Task description:
Print exactly the lines below between the line containing "Give me the TikZ source for this diagram." and the line containing "(s2) -- node[dimtext]", counting both of those lines. Leave pictures out.

Record extracts:
+---+
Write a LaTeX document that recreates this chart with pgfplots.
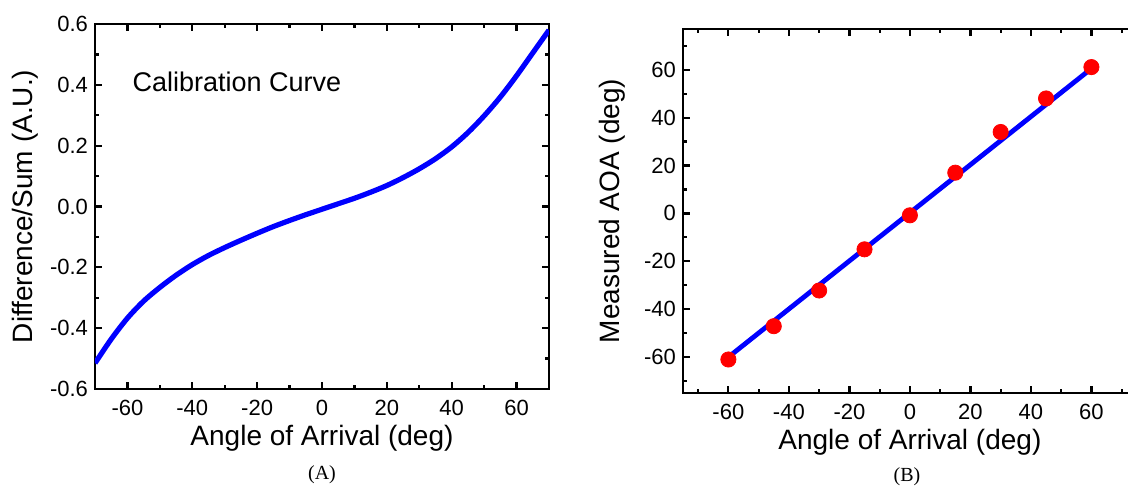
+---+
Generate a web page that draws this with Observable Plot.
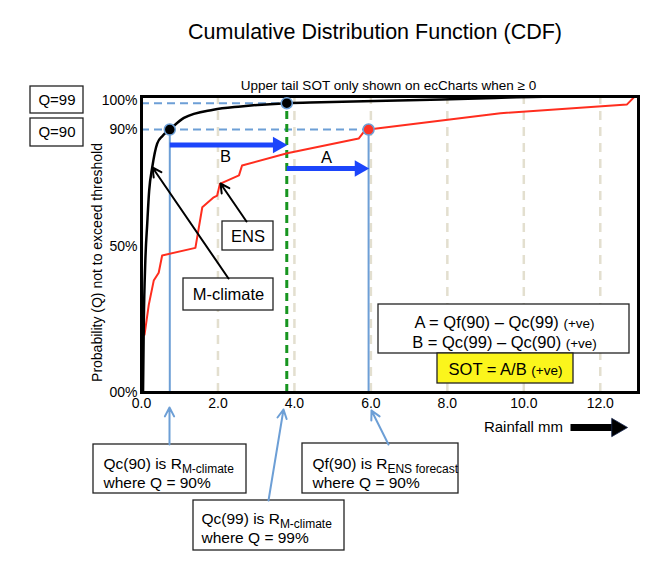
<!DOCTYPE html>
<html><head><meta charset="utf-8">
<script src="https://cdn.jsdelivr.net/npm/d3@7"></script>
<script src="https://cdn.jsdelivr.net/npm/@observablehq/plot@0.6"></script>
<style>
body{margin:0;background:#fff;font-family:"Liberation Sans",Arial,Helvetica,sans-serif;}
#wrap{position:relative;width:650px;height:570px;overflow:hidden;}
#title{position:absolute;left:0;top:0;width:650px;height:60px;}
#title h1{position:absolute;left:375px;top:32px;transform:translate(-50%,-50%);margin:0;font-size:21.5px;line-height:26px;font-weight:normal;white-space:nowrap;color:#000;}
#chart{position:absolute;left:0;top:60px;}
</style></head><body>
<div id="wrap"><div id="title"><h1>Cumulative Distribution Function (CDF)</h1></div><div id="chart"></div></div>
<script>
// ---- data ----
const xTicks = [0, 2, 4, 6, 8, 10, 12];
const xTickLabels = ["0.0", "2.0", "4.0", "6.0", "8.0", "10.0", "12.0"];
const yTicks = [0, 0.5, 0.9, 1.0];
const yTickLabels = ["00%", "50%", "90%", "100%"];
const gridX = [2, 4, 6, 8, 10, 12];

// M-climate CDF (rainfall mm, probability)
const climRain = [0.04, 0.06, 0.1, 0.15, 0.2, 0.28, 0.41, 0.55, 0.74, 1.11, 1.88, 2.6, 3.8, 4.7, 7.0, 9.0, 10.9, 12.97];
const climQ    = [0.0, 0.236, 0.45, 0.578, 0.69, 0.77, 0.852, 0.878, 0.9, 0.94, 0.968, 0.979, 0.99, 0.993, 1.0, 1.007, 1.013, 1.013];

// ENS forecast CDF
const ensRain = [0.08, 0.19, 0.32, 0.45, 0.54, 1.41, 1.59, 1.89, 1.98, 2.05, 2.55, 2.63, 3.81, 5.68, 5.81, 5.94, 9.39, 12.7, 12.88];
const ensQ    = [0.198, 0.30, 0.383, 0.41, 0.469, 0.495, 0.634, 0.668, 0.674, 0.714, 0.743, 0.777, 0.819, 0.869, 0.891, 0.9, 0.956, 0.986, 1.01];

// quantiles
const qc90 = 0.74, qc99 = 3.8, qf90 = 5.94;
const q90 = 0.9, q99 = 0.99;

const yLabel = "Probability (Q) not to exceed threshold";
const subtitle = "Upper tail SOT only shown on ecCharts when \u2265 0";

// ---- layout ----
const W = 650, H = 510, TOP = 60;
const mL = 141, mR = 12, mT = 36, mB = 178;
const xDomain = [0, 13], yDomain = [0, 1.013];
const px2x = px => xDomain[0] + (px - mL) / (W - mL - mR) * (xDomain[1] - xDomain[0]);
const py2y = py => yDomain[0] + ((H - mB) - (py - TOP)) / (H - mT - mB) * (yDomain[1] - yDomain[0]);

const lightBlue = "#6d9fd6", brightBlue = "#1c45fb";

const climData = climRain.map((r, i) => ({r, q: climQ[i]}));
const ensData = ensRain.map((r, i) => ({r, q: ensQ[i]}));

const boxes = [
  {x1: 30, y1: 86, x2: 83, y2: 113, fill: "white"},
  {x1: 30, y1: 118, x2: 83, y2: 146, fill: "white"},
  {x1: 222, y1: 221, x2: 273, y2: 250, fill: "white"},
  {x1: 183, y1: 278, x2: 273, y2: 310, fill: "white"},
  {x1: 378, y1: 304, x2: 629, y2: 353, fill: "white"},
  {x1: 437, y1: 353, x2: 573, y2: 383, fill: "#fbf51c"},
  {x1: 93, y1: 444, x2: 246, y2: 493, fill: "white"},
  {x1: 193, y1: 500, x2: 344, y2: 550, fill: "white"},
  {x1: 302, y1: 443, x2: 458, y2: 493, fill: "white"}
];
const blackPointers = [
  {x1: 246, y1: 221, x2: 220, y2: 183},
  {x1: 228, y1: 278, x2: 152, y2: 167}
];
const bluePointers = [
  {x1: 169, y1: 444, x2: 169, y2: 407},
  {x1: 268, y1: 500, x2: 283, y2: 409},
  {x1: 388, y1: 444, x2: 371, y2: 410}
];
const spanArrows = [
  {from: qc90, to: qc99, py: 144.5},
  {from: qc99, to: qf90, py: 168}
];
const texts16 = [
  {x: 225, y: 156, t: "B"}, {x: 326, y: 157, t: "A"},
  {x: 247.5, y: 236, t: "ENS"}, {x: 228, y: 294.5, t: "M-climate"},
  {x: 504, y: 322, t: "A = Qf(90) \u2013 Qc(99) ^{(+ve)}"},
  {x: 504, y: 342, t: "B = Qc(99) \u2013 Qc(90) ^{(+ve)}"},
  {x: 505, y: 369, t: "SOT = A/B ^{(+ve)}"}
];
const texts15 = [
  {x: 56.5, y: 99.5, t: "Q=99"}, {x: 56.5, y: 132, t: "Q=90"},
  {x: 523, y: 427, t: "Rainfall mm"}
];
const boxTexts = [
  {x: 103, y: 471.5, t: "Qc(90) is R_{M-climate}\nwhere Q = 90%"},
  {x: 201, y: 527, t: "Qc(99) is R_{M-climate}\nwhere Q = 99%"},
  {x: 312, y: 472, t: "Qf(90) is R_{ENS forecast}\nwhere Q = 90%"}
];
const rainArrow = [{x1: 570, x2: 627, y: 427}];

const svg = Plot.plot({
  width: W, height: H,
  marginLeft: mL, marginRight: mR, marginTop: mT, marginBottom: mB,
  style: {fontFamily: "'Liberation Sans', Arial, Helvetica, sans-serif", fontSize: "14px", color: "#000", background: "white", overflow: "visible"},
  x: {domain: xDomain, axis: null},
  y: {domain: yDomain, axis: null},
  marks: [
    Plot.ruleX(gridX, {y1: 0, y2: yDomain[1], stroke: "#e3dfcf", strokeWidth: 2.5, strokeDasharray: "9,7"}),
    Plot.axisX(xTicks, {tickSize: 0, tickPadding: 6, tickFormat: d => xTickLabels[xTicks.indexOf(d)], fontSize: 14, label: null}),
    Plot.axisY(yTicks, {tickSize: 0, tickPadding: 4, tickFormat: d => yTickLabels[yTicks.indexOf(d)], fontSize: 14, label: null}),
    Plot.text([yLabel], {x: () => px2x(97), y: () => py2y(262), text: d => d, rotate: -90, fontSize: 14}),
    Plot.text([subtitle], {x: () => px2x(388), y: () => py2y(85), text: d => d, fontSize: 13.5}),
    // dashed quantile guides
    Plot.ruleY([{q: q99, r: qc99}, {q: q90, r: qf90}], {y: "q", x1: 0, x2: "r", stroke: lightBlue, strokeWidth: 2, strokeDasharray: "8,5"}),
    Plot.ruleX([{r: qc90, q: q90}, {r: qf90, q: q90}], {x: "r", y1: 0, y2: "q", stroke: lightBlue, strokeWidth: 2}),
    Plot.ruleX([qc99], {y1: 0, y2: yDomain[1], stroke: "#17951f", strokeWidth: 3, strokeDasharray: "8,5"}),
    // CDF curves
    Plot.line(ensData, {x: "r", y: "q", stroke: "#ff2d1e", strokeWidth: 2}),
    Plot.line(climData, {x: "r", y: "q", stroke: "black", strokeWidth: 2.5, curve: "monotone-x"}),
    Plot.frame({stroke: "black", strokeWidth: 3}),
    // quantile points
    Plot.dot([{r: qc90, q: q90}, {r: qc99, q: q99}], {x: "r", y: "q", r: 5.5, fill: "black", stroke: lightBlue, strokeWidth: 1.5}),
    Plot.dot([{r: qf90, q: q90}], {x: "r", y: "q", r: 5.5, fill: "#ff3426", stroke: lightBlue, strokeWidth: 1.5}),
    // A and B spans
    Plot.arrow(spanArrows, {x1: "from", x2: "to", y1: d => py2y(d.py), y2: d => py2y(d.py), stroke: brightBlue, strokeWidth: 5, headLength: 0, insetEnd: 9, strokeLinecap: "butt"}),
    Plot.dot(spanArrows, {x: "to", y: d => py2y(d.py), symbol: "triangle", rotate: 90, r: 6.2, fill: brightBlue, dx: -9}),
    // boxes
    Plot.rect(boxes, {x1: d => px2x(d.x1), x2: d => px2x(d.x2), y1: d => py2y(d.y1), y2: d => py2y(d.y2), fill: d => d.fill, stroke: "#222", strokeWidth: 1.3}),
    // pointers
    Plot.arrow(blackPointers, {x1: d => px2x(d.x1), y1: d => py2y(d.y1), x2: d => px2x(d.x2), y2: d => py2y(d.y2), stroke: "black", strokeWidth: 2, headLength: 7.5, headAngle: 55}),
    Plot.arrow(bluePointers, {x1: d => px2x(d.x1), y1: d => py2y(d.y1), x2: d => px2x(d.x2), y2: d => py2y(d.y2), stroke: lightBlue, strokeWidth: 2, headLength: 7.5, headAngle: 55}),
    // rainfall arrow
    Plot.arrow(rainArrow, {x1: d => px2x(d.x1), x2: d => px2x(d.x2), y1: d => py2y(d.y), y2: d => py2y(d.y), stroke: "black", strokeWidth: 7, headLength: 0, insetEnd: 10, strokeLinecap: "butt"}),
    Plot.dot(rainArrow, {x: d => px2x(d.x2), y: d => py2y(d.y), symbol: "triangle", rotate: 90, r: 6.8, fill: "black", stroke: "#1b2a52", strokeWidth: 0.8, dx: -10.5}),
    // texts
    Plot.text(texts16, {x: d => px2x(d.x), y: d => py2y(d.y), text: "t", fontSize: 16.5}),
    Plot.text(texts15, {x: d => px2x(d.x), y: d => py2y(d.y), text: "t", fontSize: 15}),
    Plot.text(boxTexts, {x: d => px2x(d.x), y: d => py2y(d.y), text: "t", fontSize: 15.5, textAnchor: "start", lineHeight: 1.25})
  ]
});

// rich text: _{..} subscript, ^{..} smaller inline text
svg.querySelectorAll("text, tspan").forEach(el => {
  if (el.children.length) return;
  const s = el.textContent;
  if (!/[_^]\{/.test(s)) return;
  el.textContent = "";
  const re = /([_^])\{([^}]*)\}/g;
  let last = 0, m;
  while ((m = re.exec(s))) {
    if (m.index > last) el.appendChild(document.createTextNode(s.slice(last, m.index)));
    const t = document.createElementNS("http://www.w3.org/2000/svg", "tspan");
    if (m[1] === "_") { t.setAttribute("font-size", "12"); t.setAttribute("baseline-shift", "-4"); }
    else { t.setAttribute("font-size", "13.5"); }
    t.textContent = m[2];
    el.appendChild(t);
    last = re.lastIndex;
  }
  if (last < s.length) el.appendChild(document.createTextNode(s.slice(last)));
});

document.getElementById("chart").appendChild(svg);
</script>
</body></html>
+---+
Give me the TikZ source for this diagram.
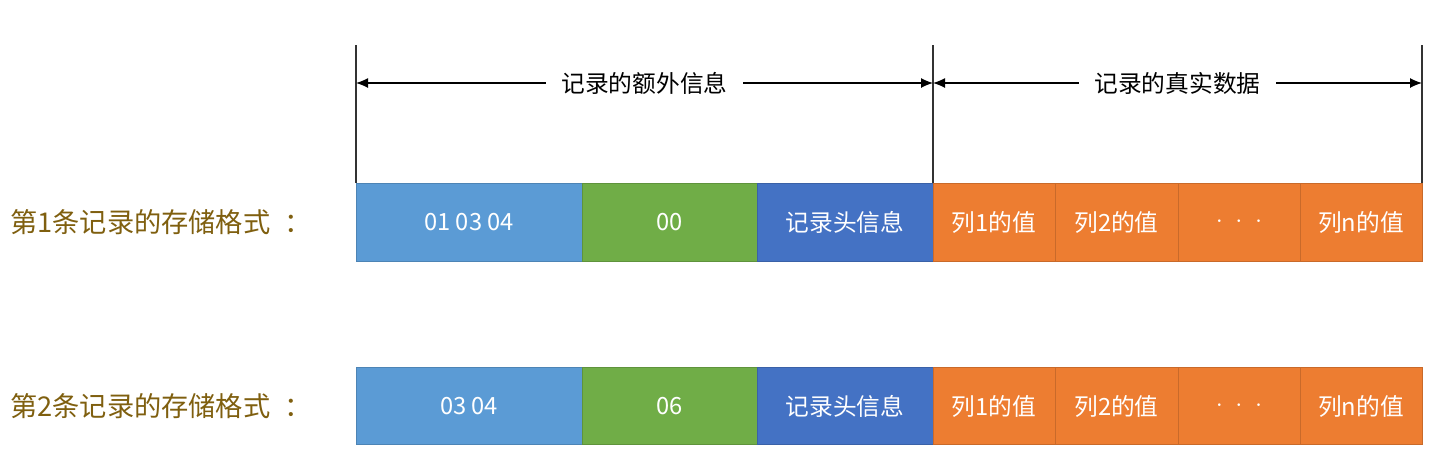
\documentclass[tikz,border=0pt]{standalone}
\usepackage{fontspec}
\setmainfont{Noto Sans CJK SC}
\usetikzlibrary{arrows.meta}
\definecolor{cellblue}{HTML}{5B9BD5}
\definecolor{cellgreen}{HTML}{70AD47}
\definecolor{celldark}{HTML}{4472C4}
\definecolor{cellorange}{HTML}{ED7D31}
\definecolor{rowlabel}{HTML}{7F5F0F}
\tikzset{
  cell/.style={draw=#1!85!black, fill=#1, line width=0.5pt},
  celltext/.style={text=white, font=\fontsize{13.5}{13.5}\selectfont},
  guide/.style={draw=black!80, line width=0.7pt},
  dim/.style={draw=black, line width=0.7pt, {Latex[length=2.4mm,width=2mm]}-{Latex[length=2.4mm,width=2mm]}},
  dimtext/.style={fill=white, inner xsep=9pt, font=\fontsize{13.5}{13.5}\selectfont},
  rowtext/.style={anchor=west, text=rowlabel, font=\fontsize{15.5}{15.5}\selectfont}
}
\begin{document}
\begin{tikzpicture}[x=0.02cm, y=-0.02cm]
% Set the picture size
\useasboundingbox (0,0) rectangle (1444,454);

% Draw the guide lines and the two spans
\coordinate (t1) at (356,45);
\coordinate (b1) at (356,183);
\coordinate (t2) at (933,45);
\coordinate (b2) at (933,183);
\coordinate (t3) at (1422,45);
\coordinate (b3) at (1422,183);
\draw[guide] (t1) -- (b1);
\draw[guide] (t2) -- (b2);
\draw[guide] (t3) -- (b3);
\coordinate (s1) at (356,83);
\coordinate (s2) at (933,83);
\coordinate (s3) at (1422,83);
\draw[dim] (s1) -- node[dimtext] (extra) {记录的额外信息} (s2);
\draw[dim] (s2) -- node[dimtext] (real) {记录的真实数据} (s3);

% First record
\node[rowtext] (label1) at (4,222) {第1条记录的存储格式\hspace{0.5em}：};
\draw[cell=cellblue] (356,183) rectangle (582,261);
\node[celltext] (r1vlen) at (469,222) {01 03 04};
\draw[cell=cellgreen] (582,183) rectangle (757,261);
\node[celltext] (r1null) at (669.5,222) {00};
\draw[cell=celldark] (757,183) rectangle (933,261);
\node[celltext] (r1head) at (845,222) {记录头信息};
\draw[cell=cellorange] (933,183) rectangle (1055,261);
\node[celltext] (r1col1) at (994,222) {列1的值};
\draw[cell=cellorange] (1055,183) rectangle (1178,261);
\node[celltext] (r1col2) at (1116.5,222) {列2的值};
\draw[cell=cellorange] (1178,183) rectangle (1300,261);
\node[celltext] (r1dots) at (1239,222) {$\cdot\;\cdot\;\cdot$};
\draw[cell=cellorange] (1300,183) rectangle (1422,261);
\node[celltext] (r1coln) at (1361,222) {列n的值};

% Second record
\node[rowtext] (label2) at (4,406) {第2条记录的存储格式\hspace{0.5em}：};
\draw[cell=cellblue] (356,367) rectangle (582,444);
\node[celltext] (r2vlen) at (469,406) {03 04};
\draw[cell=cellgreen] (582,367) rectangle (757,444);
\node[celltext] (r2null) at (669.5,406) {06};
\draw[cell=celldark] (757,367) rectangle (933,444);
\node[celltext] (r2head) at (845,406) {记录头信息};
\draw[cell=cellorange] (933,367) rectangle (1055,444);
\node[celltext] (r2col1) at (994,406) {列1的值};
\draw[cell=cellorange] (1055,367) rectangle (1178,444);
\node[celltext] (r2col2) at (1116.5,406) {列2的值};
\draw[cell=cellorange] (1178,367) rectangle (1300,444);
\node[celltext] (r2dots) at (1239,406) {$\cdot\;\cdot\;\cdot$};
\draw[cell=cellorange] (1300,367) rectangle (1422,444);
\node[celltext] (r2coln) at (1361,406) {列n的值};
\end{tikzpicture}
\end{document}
+---+
Problem solution:
Give me the TikZ source for this diagram.
\documentclass[tikz,border=0pt]{standalone}
\usepackage{fontspec}
\setmainfont{Noto Sans CJK SC}
\usetikzlibrary{arrows.meta}
\definecolor{cellblue}{HTML}{5B9BD5}
\definecolor{cellgreen}{HTML}{70AD47}
\definecolor{celldark}{HTML}{4472C4}
\definecolor{cellorange}{HTML}{ED7D31}
\definecolor{rowlabel}{HTML}{7F5F0F}
\tikzset{
  cell/.style={draw=#1!85!black, fill=#1, line width=0.5pt},
  celltext/.style={text=white, font=\fontsize{13.5}{13.5}\selectfont},
  guide/.style={draw=black!80, line width=0.7pt},
  dim/.style={draw=black, line width=0.7pt, {Latex[length=2.4mm,width=2mm]}-{Latex[length=2.4mm,width=2mm]}},
  dimtext/.style={fill=white, inner xsep=9pt, font=\fontsize{13.5}{13.5}\selectfont},
  rowtext/.style={anchor=west, text=rowlabel, font=\fontsize{15.5}{15.5}\selectfont}
}
\begin{document}
\begin{tikzpicture}[x=0.02cm, y=-0.02cm]
% Set the picture size
\useasboundingbox (0,0) rectangle (1444,454);

% Draw the guide lines and the two spans
\coordinate (t1) at (356,45);
\coordinate (b1) at (356,183);
\coordinate (t2) at (933,45);
\coordinate (b2) at (933,183);
\coordinate (t3) at (1422,45);
\coordinate (b3) at (1422,183);
\draw[guide] (t1) -- (b1);
\draw[guide] (t2) -- (b2);
\draw[guide] (t3) -- (b3);
\coordinate (s1) at (356,83);
\coordinate (s2) at (933,83);
\coordinate (s3) at (1422,83);
\draw[dim] (s1) -- node[dimtext] (extra) {记录的额外信息} (s2);
\draw[dim] (s2) -- node[dimtext] (real) {记录的真实数据} (s3);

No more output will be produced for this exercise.